EVER heard of Sunnylands?

Just Google and you will find some interesting facts about this place situated in Rancho Mirage, California.

It has a sprawling estate known as the Annenberg Retreat where world leaders with diverse perspectives gather in peace to share ideas and find common ground.

And from tomorrow, the US President Barack Obama will be hosting 10 Asean leaders for the US-Asean Summit in Sunnylands.

A long list of issues has been prepared for the two-day summit – on the economy, peace, terrorism and security.

On the first day, after a session on the economy, Obama will host a dinner for the leaders, who include Prime Minister Datuk Seri Najib Tun Razak.

It is interesting to note that the programme says once the leaders are seated for dinner, Obama will make opening remarks, to be followed with an open discussion with no fixed agenda.

“Participants may raise any issue of importance to them,” states the programme.

That is where the catch is. Asean meetings have always been regimented.

Leaders deliver their prepared remarks or known as intervention, often times being cautious on issues that may offend other member countries or dialogue partners.

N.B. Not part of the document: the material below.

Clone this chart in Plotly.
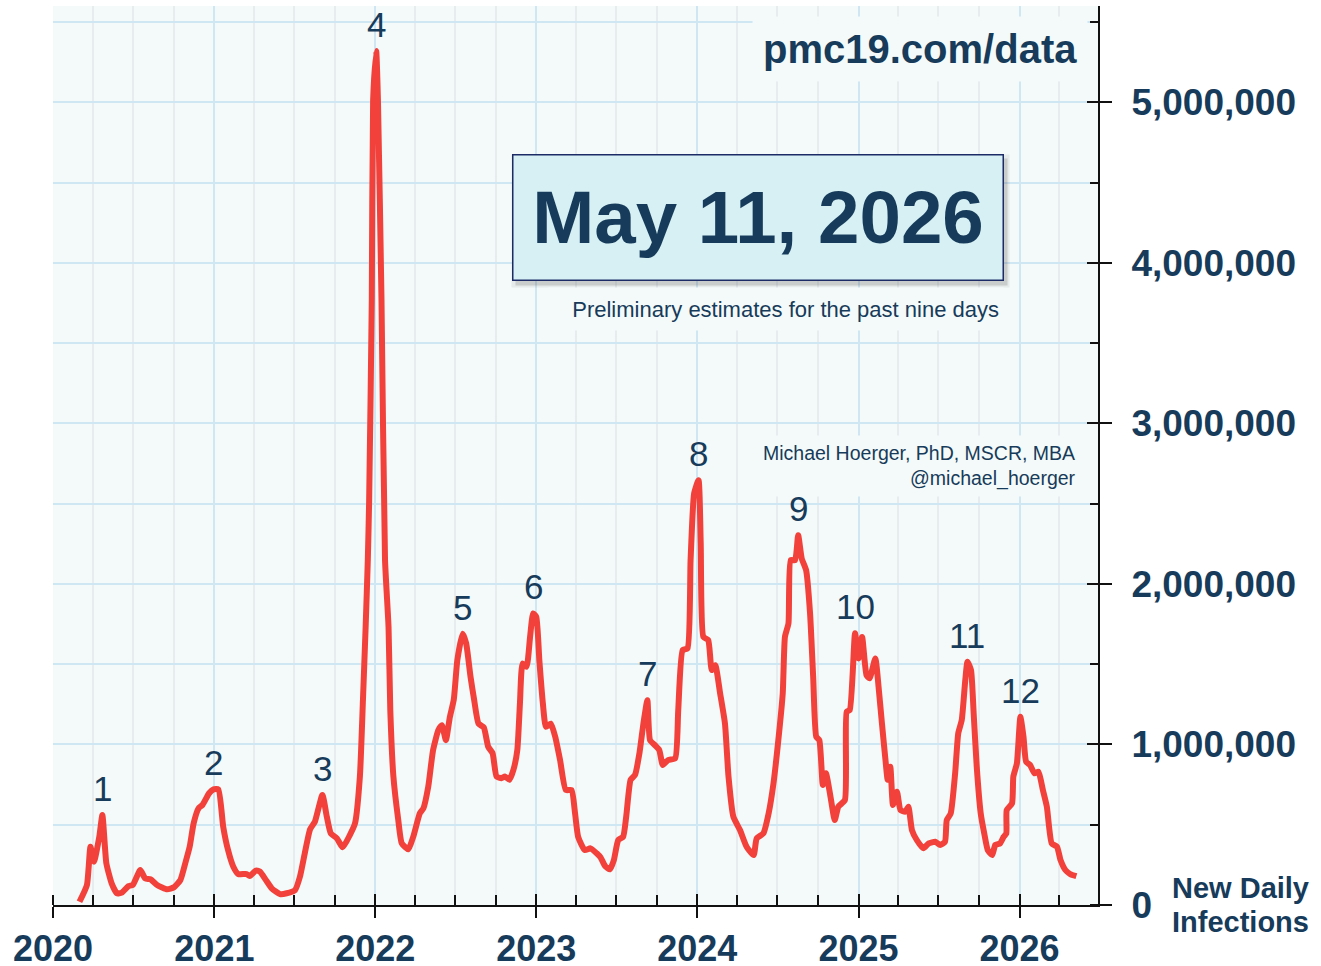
import plotly.graph_objects as go

# ---------------- data ----------------
dates = [
    "2020-03-01", "2020-03-18", "2020-03-26", "2020-04-03", "2020-04-15", "2020-04-22",
    "2020-05-01", "2020-05-13", "2020-05-25", "2020-06-05", "2020-06-20", "2020-06-30",
    "2020-07-17", "2020-07-28", "2020-08-09", "2020-08-24", "2020-09-16", "2020-10-01",
    "2020-10-16", "2020-10-27", "2020-11-06", "2020-11-15", "2020-11-26", "2020-12-05",
    "2020-12-20", "2020-12-30", "2021-01-10", "2021-01-21", "2021-02-01", "2021-02-13",
    "2021-02-24", "2021-03-15", "2021-03-22", "2021-04-05", "2021-04-14", "2021-04-29",
    "2021-05-11", "2021-05-30", "2021-06-14", "2021-07-03", "2021-07-14", "2021-07-25",
    "2021-08-06", "2021-08-17", "2021-09-03", "2021-09-13", "2021-09-22", "2021-10-06",
    "2021-10-19", "2021-11-05", "2021-11-16", "2021-11-27", "2021-12-04", "2021-12-10",
    "2021-12-15", "2021-12-18", "2021-12-24", "2021-12-27", "2022-01-03", "2022-01-07",
    "2022-01-15", "2022-01-23", "2022-01-31", "2022-02-04", "2022-02-11", "2022-02-22",
    "2022-03-02", "2022-03-17", "2022-03-28", "2022-04-12", "2022-04-20", "2022-05-01",
    "2022-05-12", "2022-05-24", "2022-06-01", "2022-06-10", "2022-06-19", "2022-06-28",
    "2022-07-06", "2022-07-18", "2022-07-26", "2022-08-05", "2022-08-13", "2022-08-23",
    "2022-09-04", "2022-09-14", "2022-09-24", "2022-10-03", "2022-10-14", "2022-10-22",
    "2022-11-01", "2022-11-10", "2022-11-19", "2022-11-25", "2022-12-01", "2022-12-10",
    "2022-12-18", "2022-12-25", "2023-01-01", "2023-01-08", "2023-01-16", "2023-01-23",
    "2023-02-03", "2023-02-13", "2023-02-24", "2023-03-09", "2023-03-22", "2023-03-30",
    "2023-04-06", "2023-04-21", "2023-05-04", "2023-05-18", "2023-05-27", "2023-06-06",
    "2023-06-17", "2023-06-26", "2023-07-06", "2023-07-17", "2023-07-24", "2023-08-03",
    "2023-08-13", "2023-08-23", "2023-09-01", "2023-09-10", "2023-09-16", "2023-09-27",
    "2023-10-07", "2023-10-15", "2023-10-27", "2023-11-12", "2023-11-19", "2023-11-29",
    "2023-12-10", "2023-12-17", "2023-12-25", "2024-01-04", "2024-01-09", "2024-01-15",
    "2024-01-26", "2024-02-03", "2024-02-11", "2024-02-22", "2024-03-04", "2024-03-12",
    "2024-03-23", "2024-04-07", "2024-04-22", "2024-05-08", "2024-05-15", "2024-05-30",
    "2024-06-11", "2024-06-22", "2024-07-03", "2024-07-13", "2024-07-18", "2024-07-26",
    "2024-07-31", "2024-08-10", "2024-08-17", "2024-08-25", "2024-09-04", "2024-09-13",
    "2024-09-20", "2024-09-27", "2024-10-04", "2024-10-12", "2024-10-19", "2024-10-28",
    "2024-11-08", "2024-11-16", "2024-12-01", "2024-12-05", "2024-12-12", "2024-12-24",
    "2025-01-01", "2025-01-09", "2025-01-19", "2025-01-26", "2025-02-08", "2025-02-16",
    "2025-02-23", "2025-03-03", "2025-03-08", "2025-03-14", "2025-03-20", "2025-03-29",
    "2025-04-06", "2025-04-17", "2025-04-24", "2025-05-02", "2025-05-13", "2025-05-28",
    "2025-06-09", "2025-06-24", "2025-07-05", "2025-07-16", "2025-07-20", "2025-07-29",
    "2025-08-08", "2025-08-15", "2025-08-23", "2025-08-31", "2025-09-05", "2025-09-13",
    "2025-09-19", "2025-09-26", "2025-10-05", "2025-10-13", "2025-10-21", "2025-10-31",
    "2025-11-07", "2025-11-18", "2025-11-26", "2025-12-02", "2025-12-03", "2025-12-15",
    "2025-12-18", "2025-12-26", "2026-01-03", "2026-01-10", "2026-01-16", "2026-01-25",
    "2026-02-04", "2026-02-13", "2026-02-23", "2026-03-04", "2026-03-15", "2026-03-27",
    "2026-04-04", "2026-04-15", "2026-04-26", "2026-05-10",
]

infections = [
    20000, 125000, 363000, 270000, 425000, 560000,
    260000, 135000, 73000, 77000, 118000, 125000,
    218000, 166000, 160000, 125000, 98000, 110000,
    156000, 260000, 363000, 509000, 602000, 623000,
    696000, 720000, 720000, 488000, 342000, 238000,
    193000, 193000, 180000, 214000, 208000, 151000,
    104000, 68000, 73000, 93000, 176000, 322000,
    471000, 519000, 685000, 550000, 446000, 415000,
    359000, 440000, 509000, 800000, 1280000, 1730000,
    2150000, 2520000, 3770000, 5010000, 5320000, 5010000,
    3770000, 2150000, 1730000, 1210000, 800000, 530000,
    384000, 347000, 425000, 571000, 602000, 737000,
    965000, 1090000, 1120000, 1027000, 1170000, 1280000,
    1525000, 1690000, 1630000, 1420000, 1280000, 1130000,
    1106000, 986000, 945000, 800000, 790000, 800000,
    780000, 840000, 965000, 1256000, 1505000, 1484000,
    1670000, 1816000, 1795000, 1525000, 1256000, 1110000,
    1130000, 1048000, 903000, 716000, 716000, 571000,
    425000, 342000, 353000, 322000, 296000, 243000,
    222000, 280000, 405000, 425000, 550000, 780000,
    810000, 945000, 1130000, 1276000, 1027000, 996000,
    965000, 872000, 903000, 913000, 1214000, 1588000,
    1598000, 2148000, 2563000, 2646000, 2252000, 1670000,
    1650000, 1463000, 1494000, 1318000, 1130000, 800000,
    550000, 467000, 363000, 311000, 415000, 446000,
    571000, 758000, 1027000, 1318000, 1670000, 1754000,
    2148000, 2148000, 2304000, 2159000, 2086000, 1816000,
    1422000, 1048000, 1027000, 747000, 820000, 696000,
    529000, 612000, 654000, 1204000, 1214000, 1692000,
    1536000, 1670000, 1432000, 1412000, 1536000, 1339000,
    1130000, 903000, 780000, 861000, 623000, 706000,
    592000, 581000, 612000, 467000, 405000, 353000,
    384000, 394000, 374000, 394000, 529000, 571000,
    820000, 1069000, 1152000, 1401000, 1515000, 1463000,
    1194000, 861000, 571000, 446000, 342000, 311000,
    374000, 384000, 425000, 446000, 592000, 633000,
    800000, 882000, 1172000, 1048000, 892000, 872000,
    820000, 830000, 716000, 612000, 384000, 363000,
    280000, 218000, 193000, 180000,
]

peak_labels = ["1", "2", "3", "4", "5", "6", "7", "8", "9", "10", "11", "12"]
peak_dates = ["2020-04-22", "2020-12-30", "2021-09-03", "2022-01-03", "2022-07-18",
              "2022-12-25", "2023-09-10", "2024-01-04", "2024-08-17", "2024-12-24",
              "2025-09-05", "2026-01-03"]

x_range = ["2020-01-01", "2026-06-28"]
y_range = [0, 5600000]
y_major = 1000000
y_minor = 500000

date_text = "May 11, 2026"
site_text = "pmc19.com/data"
prelim_text = "Preliminary estimates for the past nine days"
author_text = "Michael Hoerger, PhD, MSCR, MBA<br>@michael_hoerger"
ylabel_lines = ["New Daily", "Infections"]

# ---------------- style ----------------
NAVY = "#173b5a"
RED = "#f2413a"
PLOT_BG = "#f4faf9"
GRID_MAJOR = "#cfe6f3"
GRID_MINOR = "#e7edef"
FONT = "Liberation Sans, Arial, sans-serif"

fig = go.Figure()
fig.add_trace(go.Scatter(
    x=dates, y=infections, mode="lines",
    line=dict(color=RED, width=6, shape="spline", smoothing=0.5),
    hoverinfo="skip", showlegend=False,
))
# invisible copy used to activate the overlay axes (inner half of major ticks)
fig.add_trace(go.Scatter(
    x=dates, y=infections, mode="lines", xaxis="x2", yaxis="y2",
    line=dict(color="rgba(0,0,0,0)", width=0),
    hoverinfo="skip", showlegend=False,
))

fig.update_layout(
    width=1321, height=966,
    margin=dict(l=53, r=223, t=6, b=61, autoexpand=False),
    paper_bgcolor="white",
    plot_bgcolor=PLOT_BG,
    font=dict(family=FONT, color=NAVY),
    xaxis=dict(
        type="date", range=x_range, tick0="2020-01-01", dtick="M12", tickformat="%Y",
        ticks="outside", ticklen=11, tickwidth=2, tickcolor="#111",
        showline=True, linecolor="#111", linewidth=2,
        showgrid=True, gridcolor=GRID_MAJOR, gridwidth=1.5, zeroline=False,
        minor=dict(dtick="M3", tick0="2020-01-01", ticks="inside", ticklen=10,
                   tickwidth=1.5, tickcolor="#111", showgrid=True,
                   gridcolor=GRID_MINOR, gridwidth=1.5),
        tickfont=dict(family=FONT, size=36, color=NAVY, weight="bold"),
        ticklabelstandoff=0, fixedrange=True,
    ),
    xaxis2=dict(
        type="date", range=x_range, tick0="2020-01-01", dtick="M12",
        overlaying="x", anchor="y2", side="bottom",
        ticks="inside", ticklen=11, tickwidth=2, tickcolor="#111",
        showticklabels=False, showgrid=False, showline=False, zeroline=False,
        fixedrange=True,
    ),
    yaxis=dict(
        range=y_range, dtick=y_major, tick0=0, tickformat=",d", side="right",
        ticks="outside", ticklen=12, tickwidth=2, tickcolor="#111",
        showline=True, linecolor="#111", linewidth=2,
        showgrid=True, gridcolor=GRID_MAJOR, gridwidth=1.5, zeroline=False,
        minor=dict(dtick=y_minor, tick0=0, ticks="inside", ticklen=8, tickwidth=1.5,
                   tickcolor="#111", showgrid=True, gridcolor=GRID_MAJOR, gridwidth=1.5),
        tickfont=dict(family=FONT, size=37, color=NAVY, weight="bold"),
        ticklabelstandoff=12, fixedrange=True,
    ),
    yaxis2=dict(
        range=y_range, dtick=y_major, tick0=0, overlaying="y", anchor="x2", side="right",
        ticks="inside", ticklen=11, tickwidth=2, tickcolor="#111",
        showticklabels=False, showgrid=False, showline=False, zeroline=False,
        fixedrange=True,
    ),
)

annotations = []

# date box with soft shadow
box_x, box_y, box_w, box_h = 0.6751, 0.7642, 489, 124
for dx, dy, grow, alpha in [(2, -3, 8, 0.07), (3, -4, 2, 0.15)]:
    annotations.append(dict(
        xref="paper", yref="paper", x=box_x, y=box_y, xanchor="center", yanchor="middle",
        text=" ", showarrow=False, width=box_w + grow, height=box_h + grow,
        font=dict(size=10, color="rgba(0,0,0,0)"),
        bgcolor=f"rgba(40,40,40,{alpha})", borderpad=0, xshift=dx, yshift=dy,
    ))
annotations.append(dict(
    xref="paper", yref="paper", x=box_x, y=box_y, xanchor="center", yanchor="middle",
    text=date_text, showarrow=False, width=box_w, height=box_h,
    font=dict(size=74.5, color=NAVY, weight="bold"),
    bgcolor="#d6f0f4", bordercolor="#1c2a66", borderwidth=1.5, borderpad=0,
))

# preliminary note
annotations.append(dict(
    xref="paper", yref="paper", x=0.9100, y=0.663, xanchor="right", yanchor="middle",
    text=prelim_text, showarrow=False, width=447, height=34, align="right",
    font=dict(size=22, color=NAVY), bgcolor=PLOT_BG, borderpad=4,
))

# site
annotations.append(dict(
    xref="paper", yref="paper", x=0.9904, y=0.9522, xanchor="right", yanchor="middle",
    text=site_text, showarrow=False, align="right",
    font=dict(size=40, color=NAVY, weight="bold"), bgcolor=PLOT_BG, borderpad=10,
))

# author
annotations.append(dict(
    xref="paper", yref="paper", x=0.9856, y=0.4878, xanchor="right", yanchor="middle",
    text=author_text, showarrow=False, align="right",
    font=dict(size=19.5, color=NAVY), bgcolor=PLOT_BG, borderpad=6,
))

# axis title lines
for line, yp in zip(ylabel_lines, [0.0189, -0.0189]):
    annotations.append(dict(
        xref="paper", yref="paper", x=1.0689, y=yp, xanchor="left", yanchor="middle",
        text=line, showarrow=False, align="left",
        font=dict(size=29, color=NAVY, weight="bold"),
    ))

# wave labels, placed on the peaks of the series
lookup = dict(zip(dates, infections))
for lab, d in zip(peak_labels, peak_dates):
    annotations.append(dict(
        xref="x", yref="y", x=d, y=lookup[d], xanchor="center", yanchor="bottom",
        text=lab, showarrow=False, yshift=5,
        font=dict(size=35, color=NAVY),
    ))

fig.update_layout(annotations=annotations)

fig.write_html(
    "out.html",
    config={"displayModeBar": False},
    post_script="document.body.style.margin='0px';document.body.style.padding='0px';",
)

But this is Washington’s way of doing things. And it is a free-for-all format meeting.

A diplomat felt that what the US was hoping to do, if possible, was to get the Asean leaders to be frank on an issue that has been a contentious one during Asean meetings – the South China Sea.

Four Asean countries – Brunei, Malaysia, the Philippines and Vietnam – are claimants to the resource-rich area, along with China which has been rather aggressive with its reclamation work that saw the construction of airstrips big enough for military planes to land, in an effort to establish a de facto 12-mile territorial zone also claimed by Beijing.